The myth that medieval people thought the Earth was flat has long been debunked. Nevertheless, it persists in the imagination of many today. Periodically, popular historians need to remind everyone that for the educated man and woman of the western Middle Ages, the earth was spherical. It had been conceived as a sphere since the classical period. It was flat in representation, but that’s because the parchment surface is flat.
On the other hand, the model of the universe prevalent in the Middle Ages was geocentric. This was another legacy of the classical period, the so-called Ptolemaic model, named after the Roman-Egyptian astronomer Claudius Ptolemy (2nd century AD): the Earth in the centre, and then the Moon, Mercury, Venus, Sun, and the other known planets, excluding Neptune, Uranus and Pluto (too small to discern without optical aid), mounted on circular orbits of increasingly larger sizes around the Earth. Beyond these concentric circles drawn by the orbits of the celestial bodies were the fixed stars and then metaphysical space, which various philosophers and thinkers filled in various speculative ways, not unlike the theoretical models today describing the universe at a cosmological, non-empirical level.

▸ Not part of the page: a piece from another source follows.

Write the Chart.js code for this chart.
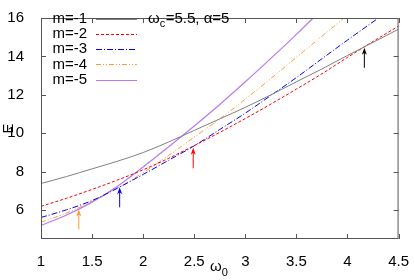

Three fundamental qualities made the Ptolemaic model different from our own post-Copernican understanding of the universe:
- anchorage: the whole system had to be centred on a fundamental substance/quality/body, on which everything else depended. The conclusion that the universe revolves around the Earth was not an empirical observation, a scientific fact, but nor was it contradicted by observation or mathematical calculation. It was a default position, supported by philosophy and metaphysics. Copernicus’ heliocentrism was not a fundamental departure from the Ptolemaic model, as it anchored the universe in the Sun, rather than Earth. The Copernican principle, however, articulated much later than Copernicus’ own works on cosmology, exploded the need for centrism in mapping the universe. There are no privileged observers in the universe, no point of anchorage.
- perfection: this was another ‘default position’ into which astronomical observation fell. One of the main differences between the two cosmological models is in regards to the shape of the orbits. Both models postulate the existence of planetary orbits, since it is the only way to explain the movement of the planets (and the Sun, understood as being a planet in the Ptolemaic model). The difference however, is that ancient and medieval observers conceived of these orbits as perfect circles. Since Johannes Kepler (1571-1630), we know that bodies in orbit never draw circles, but ellipses. The pre-modern conclusion was based on astronomical observation, mathematical calculation and metaphysical speculation. The third one provided the ‘default position’, when the other two, insufficiently developed (relative to Kepler’s time), put the matter on the fence. In the absence of compelling evidence, the premodern mind preferred circles, as they represent perfection and are a better fit for articulating cosmological truth than an ellipse or any other kind of geometry.
- metaphysical: Ptolemy’s geocentric model of concentric circles endured not because it didn’t have its critics. The Greek astronomer Aristarchus of Samos (3rd century BC), for example, had challenged an early form of what was to become the Ptolemaic model about 400 years before Ptolemy, becoming the first proponent of a heliocentric model of the universe. His ideas didn’t catch on not because scholars didn’t ‘believe’ in science, but because people have always shown preference and sympathy to ideas which fit the existing system of thought. This was true of the ancients, it is also true of us, and it explains why there have been relatively few revolutions in the history of humanity. Aristarchus’ idea of the Sun as the ‘central fire’ coordinating not just the solar system but the universe was poorly suited for making sense of the correspondences between the human and the natural which ancient philosophy, especially under Plato and Aristotle, had postulated. A geo- or human-centric model of the universe provided a better key for understanding everything which mattered in life, from the natural environment to ethics, politics and the afterlife. It was only when such a paradigm became weak and the observational tools supported by mathematics became stronger than a Copernicus could turn up and change the world.